Deloitte’s 2025 Connected Consumer Survey observed, “Among those surveyed who are using gen AI for work, 40% say their companies provide training.” Does this mean that 60% of the economy is simply deploying the tools and hoping for the best?
The mainstream business press tells us that the tech ecosystem has moved from a phase of “move fast and break things” to an infrastructure groundwork focused on “moving slow and building things.” Experienced CIOs know at the essence of their beings that before moving they and their stakeholders have to “know things.”
By investing in muggle tech knowledge (knowledge pumping) we are increasing human agency and expanding our capacity for innovation.
Generally, people want to understand the technology that surrounds them.
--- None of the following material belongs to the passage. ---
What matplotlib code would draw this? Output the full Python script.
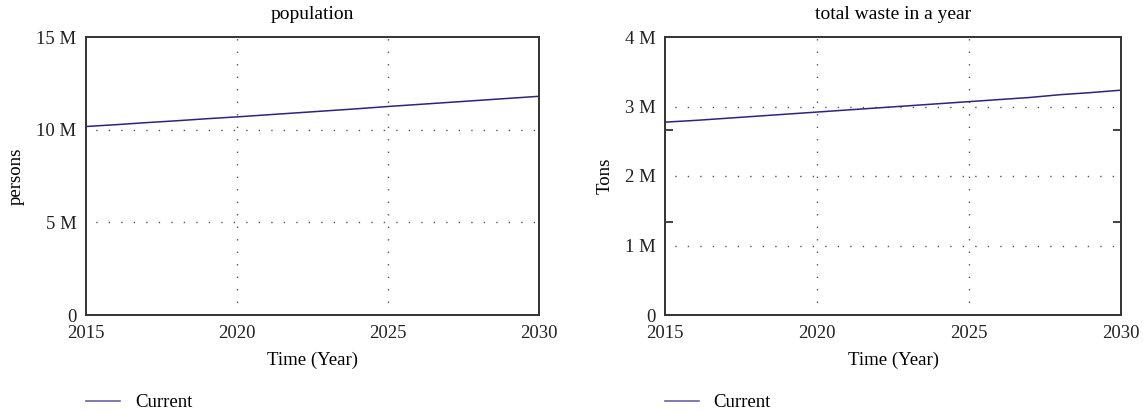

This willingness to know is tempered by what Keith E. Stanovich in The Bias That Divides Us: The Science and Politics of Myside Thinking, refers to as “myside bias”: “we evaluate evidence, generate evidence, and test hypotheses in a manner biased toward our own prior beliefs, opinions, and attitudes.”
Effective knowledge pumping has to be individualized to the mental starting point of the stakeholder.
A switched-on, tech-savvy user base has been the White Whale of CIO Ahabs for decades.